This one’s a bit genre-defying. I really enjoyed it. Gone Missing in Harlem looked like a mystery at its outset, but it turned out to be broader than that. Historical fiction, clearly: it’s set in Harlem during the Great Depression, with flashbacks to Carolina (North or South, I’m not sure we ever know), highlighting the Great Migration of Black Americans from the rural South to northern cities. It handles mental health issues in several threads, and the challenges of parenting through traumas and breaking cycles. It ranges widely.

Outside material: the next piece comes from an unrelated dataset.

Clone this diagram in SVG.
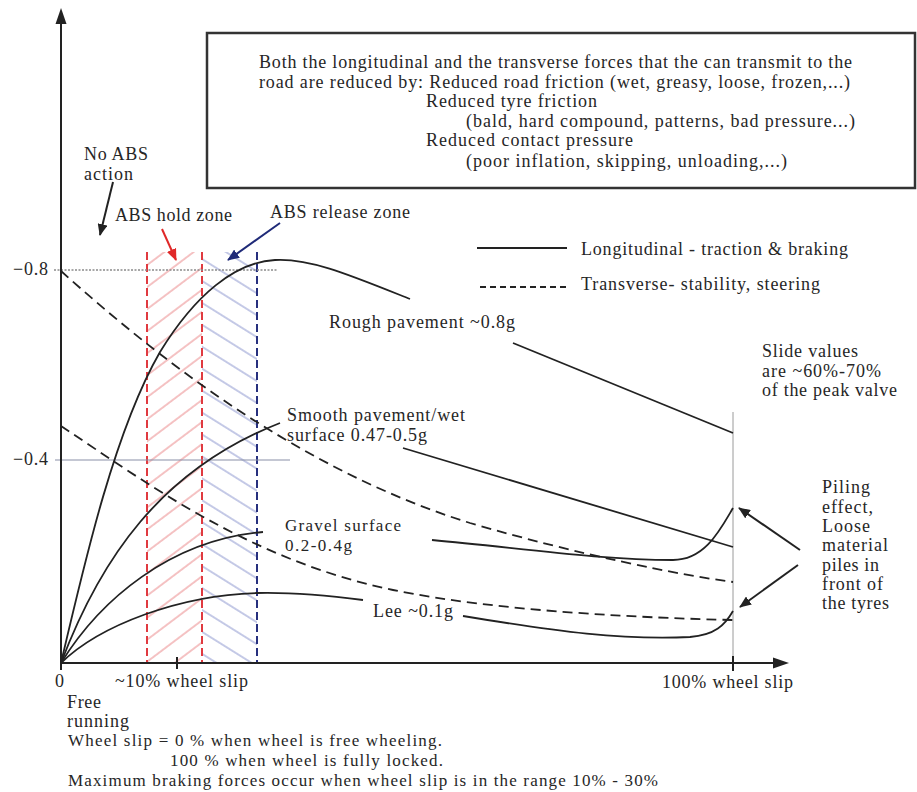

We see the title event in the very first chapter. A young mother, Selma, parks her pram just outside a grocery for a very short time while she pays for some apples; when she comes out, it is discovered that her baby is gone. An uproar immediately ensues. Harlem’s residents are horrified, excited, titillated, and incensed at the lackluster response from the police department: the city is still reeling from the disappearance and death of the Lindbergh baby, and Harlem can easily see the difference in how a poor baby from their community is treated. We do have the city’s first Black policeman on the job (and with a fresh Black cadet in tow), and he is both clever and committed. But weeks and months pass, and Selma’s baby Chloe is not recovered.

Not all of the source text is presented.